After a perfect race in Myrtle Beach, I'm ready to challenge myself for the NYC 1/2. I've wanted to run this half ever since I interned in the city during college (which embarrassingly, was so long ago, the race was still held in August!), but have never been able to get in through the lottery.
I'm suspicious of the NYRR lottery- it seems too lucky to get into both the marathon and the half back-to-back after years of trying with no luck, but I'll take it! I secretly think that everyone who was supposed to run the 2012 NYC Marathon and applied for the 1/2 got in, no questions asked- I've seen too many runners around the blogosphere who were NYC marathon refugees get into the 1/2 to think otherwise. To which I say, thank you NYRR, you do have a soul!
Anyway, I digress. Plan of attack for NYC. I'm no dummy, there are just a few weeks until the race, but I do want to take some time off to reach a goal of 1:48 flat. That's 36 seconds faster than Myrtle Beach, which I'm going to make more manageable by breaking down to average pace.
My pace in Myrtle averaged out to an 8:16. I ran a tad bit further than 13.1, which is to be expected, but if I plan to run 13.1 miles at an average pace of 8:14, I'll be aiming for a 1:47:51. Given that you always run just a little bit further than race distances, I think an 8:14 average can put me right at 1:48:00. Looking at my splits from Myrtle Beach, I think this is a reachable goal. I had 6 miles at or under 8:14, and now my challenge is to get all of them there.
My training schedule for the next few weeks will look like this: 3 weekday runs with one speed workout, one run focused on hills, and one focused on just getting the mileage in at at decent pace. Capped off with a weekend long run with hills, and one day of cross training to round the week out. I started this little plan this week, and my 10 miler in Central Park (done on Friday to avoid the rain) kicked my booty. From being sick and then retreating to the treadmill in bad weather, I hadn't run in Central Park in over a month. I was sucking wind like crazy when it hit me: I have no excuse to feel like this on race day.

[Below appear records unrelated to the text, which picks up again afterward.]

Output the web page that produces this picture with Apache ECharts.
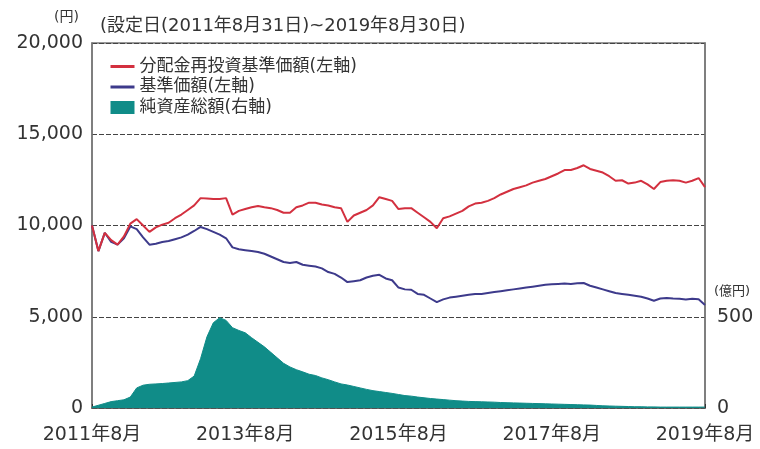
<!DOCTYPE html>
<html>
<head>
<meta charset="utf-8">
<script src="https://cdn.jsdelivr.net/npm/echarts@6/dist/echarts.min.js"></script>
<style>
html,body{margin:0;padding:0;background:#fff;}
#c{width:760px;height:449px;}
</style>
</head>
<body>
<div id="c"></div>
<script>
// Month categories: 2011年8月 ... 2019年8月 (monthly)
const startYear = 2011, startMonth = 8, monthCount = 97;
const categories = [];
for (let i = 0; i < monthCount; i++) {
  const t = startYear * 12 + (startMonth - 1) + i;
  categories.push(Math.floor(t / 12) + '年' + (t % 12 + 1) + '月');
}

// 分配金再投資基準価額 (円, left axis)
const reinvestNav = [
  10000, 8600, 9600, 9200, 8950, 9400, 10100, 10350, 10000, 9650,
  9900, 10050, 10150, 10400, 10600, 10850, 11100, 11500, 11480, 11450,
  11450, 11500, 10600, 10800, 10900, 11000, 11070, 11000, 10950, 10850,
  10700, 10700, 11000, 11100, 11250, 11250, 11150, 11100, 11000, 10950,
  10200, 10550, 10700, 10850, 11100, 11550, 11450, 11350, 10900, 10950,
  10950, 10700, 10450, 10200, 9850, 10400, 10500, 10650, 10800, 11050,
  11200, 11250, 11350, 11500, 11700, 11850, 12000, 12100, 12200, 12350,
  12450, 12550, 12700, 12850, 13040, 13040, 13150, 13300, 13100, 13000,
  12900, 12700, 12450, 12480, 12300, 12350, 12450, 12250, 12000, 12380,
  12450, 12480, 12450, 12350, 12450, 12600, 12100
];

// 基準価額 (円, left axis)
const nav = [
  10000, 8600, 9600, 9100, 8950, 9300, 9950, 9800, 9350, 8950,
  9000, 9100, 9150, 9250, 9350, 9500, 9700, 9920, 9800, 9650,
  9500, 9300, 8800, 8700, 8650, 8600, 8550, 8450, 8300, 8150,
  8000, 7950, 8000, 7850, 7800, 7750, 7650, 7450, 7350, 7150,
  6900, 6950, 7000, 7150, 7250, 7300, 7100, 7000, 6600, 6500,
  6480, 6250, 6200, 6000, 5800, 5950, 6050, 6100, 6150, 6200,
  6250, 6250, 6300, 6350, 6400, 6450, 6500, 6550, 6600, 6650,
  6700, 6750, 6780, 6800, 6820, 6800, 6830, 6850, 6700, 6600,
  6500, 6400, 6300, 6250, 6200, 6150, 6100, 6000, 5880, 6000,
  6030, 6000, 5980, 5950, 5980, 5960, 5650
];

// 純資産総額 (億円, right axis)
const netAssets = [
  5, 15, 25, 35, 40, 45, 60, 110, 125, 130,
  132, 134, 137, 140, 143, 150, 175, 270, 390, 467,
  495, 480, 440, 425, 412, 385, 360, 335, 305, 275,
  245, 225, 210, 198, 185, 178, 165, 155, 143, 132,
  126, 118, 110, 102, 95, 90, 85, 80, 74, 68,
  65, 60, 56, 52, 49, 46, 43, 40, 38, 36,
  35, 34, 33, 32, 30, 29, 28, 27, 26, 25,
  24, 23, 22, 21, 20, 19, 18, 17, 16, 14,
  12, 11, 10, 9, 8, 7, 7, 6, 6, 5,
  5, 5, 5, 5, 5, 5, 5
];

const seriesNames = ['分配金再投資基準価額(左軸)', '基準価額(左軸)', '純資産総額(右軸)'];
const leftTicks = [0, 5000, 10000, 15000, 20000];
const rightTicks = [0, 500];

const FONT = "'DejaVu Sans','Noto Sans CJK JP',sans-serif";
const RED = '#d3303f', BLUE = '#3d3a8b', TEAL = '#108c88';

const chart = echarts.init(document.getElementById('c'), null, {renderer: 'canvas'});
chart.setOption({
  animation: false,
  backgroundColor: '#fff',
  title: {
    text: '(設定日(2011年8月31日)~2019年8月30日)',
    left: 95, top: 12,
    textStyle: {fontFamily: FONT, fontSize: 18, fontWeight: 'normal', color: '#333'}
  },
  graphic: [
    {type: 'text', left: 54, top: 10, style: {text: '(円)', font: "14px " + FONT, fill: '#333'}},
    {type: 'text', left: 714, top: 285, style: {text: '(億円)', font: "13px " + FONT, fill: '#333'}}
  ],
  legend: {
    orient: 'vertical', left: 104, top: 53,
    itemWidth: 24, itemHeight: 13, itemGap: 3.5,
    textStyle: {fontFamily: FONT, fontSize: 17, color: '#333'},
    data: [
      {name: seriesNames[0], itemStyle: {opacity: 0}, lineStyle: {width: 3, opacity: 1}},
      {name: seriesNames[1], itemStyle: {opacity: 0}, lineStyle: {width: 3, opacity: 1}},
      {name: seriesNames[2], icon: 'rect'}
    ]
  },
  grid: {left: 92, right: 55, top: 43, bottom: 41, show: true, borderColor: '#777', borderWidth: 1.5, containLabel: false, outerBoundsMode: 'none'},
  xAxis: {
    type: 'category', data: categories, boundaryGap: false,
    axisLine: {show: true, lineStyle: {color: '#555', width: 1.5}},
    axisTick: {show: true, inside: true, length: 4, interval: 23, lineStyle: {color: '#333'}},
    axisLabel: {interval: 23, margin: 18, fontFamily: FONT, fontSize: 19, color: '#333'},
    splitLine: {show: false}
  },
  yAxis: [
    {
      type: 'value', min: leftTicks[0], max: leftTicks[leftTicks.length - 1], interval: 5000,
      axisLine: {show: true, lineStyle: {color: '#777', width: 1.5}},
      axisTick: {show: false},
      axisLabel: {margin: 9, fontFamily: FONT, fontSize: 19, color: '#333',
        formatter: v => v.toLocaleString('en-US')},
      splitLine: {show: true, lineStyle: {color: '#444', type: [5, 2], width: 1.2}}
    },
    {
      type: 'value', min: 0, max: 2000, interval: 500, position: 'right',
      axisLine: {show: true, lineStyle: {color: '#777', width: 1.5}},
      axisTick: {show: false},
      axisLabel: {margin: 12, fontFamily: FONT, fontSize: 19, color: '#333',
        formatter: v => rightTicks.indexOf(v) >= 0 ? String(v) : ''},
      splitLine: {show: false}
    }
  ],
  series: [
    {
      name: seriesNames[2], type: 'line', yAxisIndex: 1, data: netAssets,
      symbol: 'none', color: TEAL,
      lineStyle: {width: 1, color: TEAL},
      areaStyle: {color: TEAL, opacity: 1}, z: 1
    },
    {
      name: seriesNames[1], type: 'line', yAxisIndex: 0, data: nav,
      symbol: 'none', color: BLUE,
      lineStyle: {width: 2, color: BLUE}, z: 3
    },
    {
      name: seriesNames[0], type: 'line', yAxisIndex: 0, data: reinvestNav,
      symbol: 'none', color: RED,
      lineStyle: {width: 2, color: RED}, z: 4
    }
  ]
});
</script>
</body>
</html>
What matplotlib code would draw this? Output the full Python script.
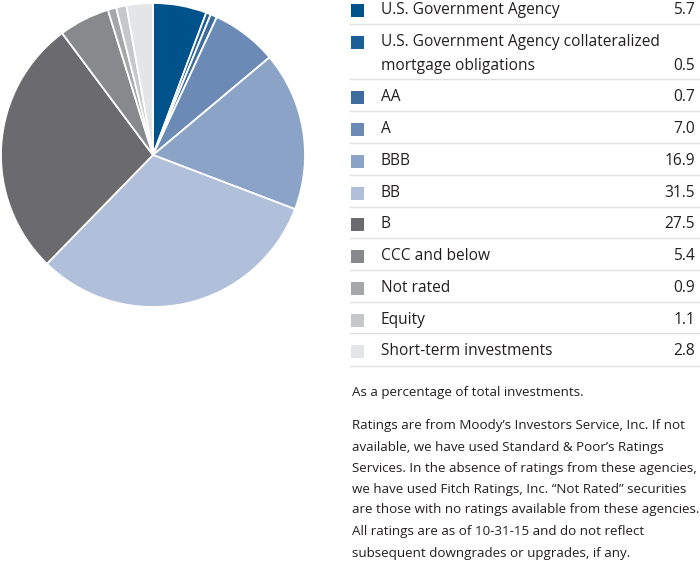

My run in Central Park is the exact 1st half of the course. Cat hill, Harlem Hills, love them or not, we're running them on March 17th. I have 'home field' advantage and it would be stupid to waste it by not running those damn hills every time I can. Hopefully a few uncomfortable runs in the next few weeks will translate to a better race experience on March 17th! I'm really hoping to reach 1:48 on race day, but if nothing else, hopefully this plan will get me to the finish line feeling good and ready to drink a green beer to celebrate St. Patrick's Day!
Have you run the NYC half before? Running it this year? Any tips?